Parlatemi un po’ del titolo dell’album e della copertina.

“A Means to No End” è un po’ la sintesi di quello che sono gli argomenti trattati nei testi. A livello di testi si parla del rapporto con la paura, del rapporto con se stessi, con gli altri, attraverso l’uso di metafore o di storie che ne parlano. “A Means to No End” (un mezzo per un non fine) vuole sottolineare il fatto che tutto questo sia parte di un percorso conoscitivo che non ha un fine, che è un insieme di momenti che vanno vissuti, che devono essere vissuti… che è un po’ come per noi deve essere visto anche tutto il resto; dalla musica, che deve essere per noi sempre in continua evoluzione, non ci si deve concentrare tanto su quello che è il fine, anche il mezzo stesso che può essere la musica o comunque le parole con le quali tu esprimi la tua idea è importante di per sé. Un focalizzarsi non soltanto sul dove si vuole arrivare, ma anche sul come lo si sta dicendo. L’artista è una ragazza inglese di origine polacca, Eva Bowan, a cui abbiamo lasciato carta bianca…l’idea di usare una bambina l’avevamo in realtà già in mente noi. Lei l’ha sviluppata poi per altre vie…le farfalle le ha messe lei…ne aveva messe di più, praticamente si è letta tutti i testi… alla fine poi abbiamo optato per le 4 farfalle. Una delle farfalle è senza la testa, perché c’è una storia strana che sa Matteo (che ha un amico che alleva farfalle) per la quale si ritiene che le farfalle senza testa si accoppino più facilmente… il maschio senza testa vive tanto a lungo quanto un maschio non decapitato, magari dicendo così la cosa sembra meno brutale. In ogni caso il maschio adulto ha la bocca atrofica, non si nutre più, quindi in ogni caso morirebbe entro pochi giorni. L’unico vero obiettivo dell’insetto adulto è l’accoppiamento, senza questo una serie di uova non verrebbero fecondate. E’ per questo che la farfalla che non si accoppia è un mezzo senza un fine.

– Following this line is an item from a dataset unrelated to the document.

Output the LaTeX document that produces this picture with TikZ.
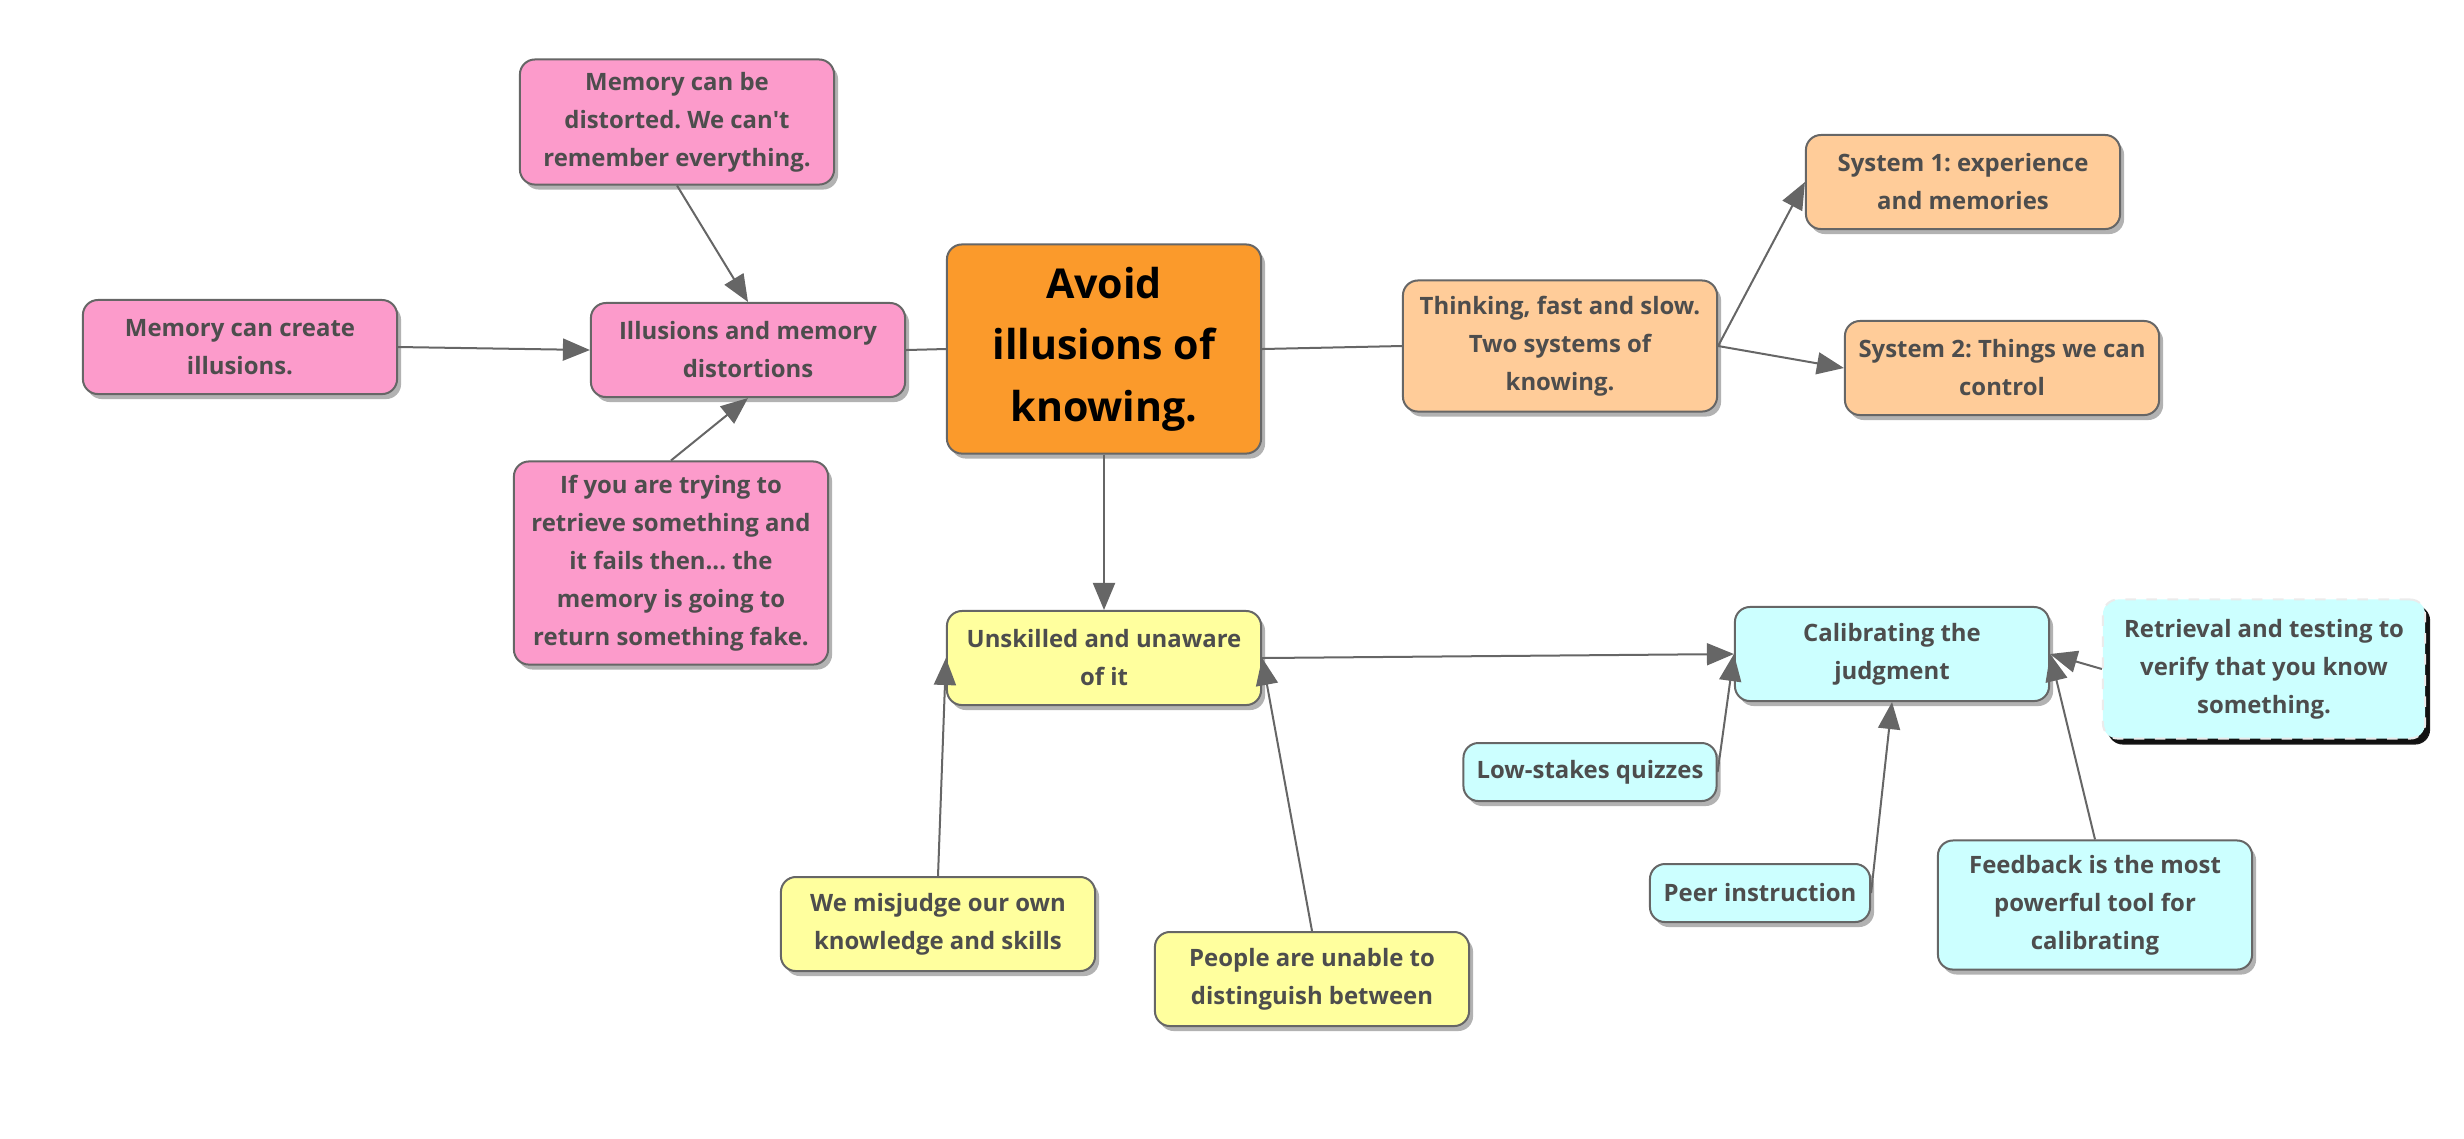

Quali sono le vostre influenze principali?

Principalmente: Smashing Pumpkins, Prodigy, Beastie Boys, Pantera, Metallica, Aerosmith, Beatles, Pink Floyd, Alice in Chains, Radiohead, Nirvana… ognuno di noi ha le sue derive, anche al di fuori dell’ambito “rock”.

Come vi siete trovati… da chi è partito il progetto “Destrage”?

Abbiamo cominciato io (Matteo) e Paolo al liceo, c’erano alcuni nostri amici… la band si chiamava già così all’epoca, ma non c’entrava nulla coi Destrage di ora… facevamo cover, dopodiché c’è stata la naturale evoluzione delle cose. Le tre persone che erano con noi hanno deciso di prendere le loro strade e sono arrivati subito loro tre Gabriel, Ralph e Fede… questo tutto a cavallo tra l’EP che ci ha fatto firmare il primo contratto discografico e il primo disco. L’inizio dei Destrage è quando sono arrivati loro.

Chi è la primadonna della band?

Non c’è. Anzi, non sa di esserlo.

Raccontateci qualche episodio particolare accaduto in tour.

Giappone. Eravamo in un ristorante molto tradizionale e dopo un po’ in questa saletta privata dove stavamo mangiando arriva questa “Koshian Roulette”, roulette di wasabi… un piatto con dieci palline, una di queste è mortalmente impregnata di wasabi, le altre sono innocue. Una pallina a testa, si mangia e si guarda in faccia chi è quello che muore, tipo roulette russa; c’era questo giapponese che sembrava praticamente immune e allora abbiamo cominciato a sfidarlo, siamo andati avanti sniffando, ma anche quello sembrava non fargli effetto e alla fine gli abbiamo detto “ma a te non dà fastidio neanche nel c*lo il wasabi?!” e lui ha detto “no.” e quindi… avevamo tipo duemila yen (20 euro) che ci avanzavano… glieli abbiamo messi lì e lui ha vinto la scommessa… e noi che per 20 miseri euro ci aspettavamo che rinunciasse! Ed è tutto ripreso! (nel documentario che filma il tour europeo/giapponese).

Qual è la band migliore attualmente presente alla piazza in Italia?

Erano gli About Wayne, poi hanno deciso di sciogliersi. Ce ne sono tanti, di tanti generi…

Questo ultimo disco dove l’avete registrato?

Tutto da Larsen (Premoli) presso Rec Lab Studios.

Quanto ci avete messo a partorirlo?

Abbiamo cominciato da zero a gennaio 2015. Forse questo è stato il disco che abbiamo scritto in meno tempo. Siamo entrati in studio i primi di febbraio 2016.

Quanto spesso provate?

Dipende, a ridosso delle date anche due/tre volte a settimana. Poi in caso di date ravvicinate, la sala prove diventa il palco stesso.

C’è qualche cosa che non vi ho chiesto, che magari vorreste dire del nuovo album?

Quanto è bello da uno a dieci? Dieci.

Bene, questa era l’ultima, avete carta bianca!

Grazie ragazzi, ci vediamo prossimamente sui palchi in giro per l’Italia, visto che tra poco riparte il tour!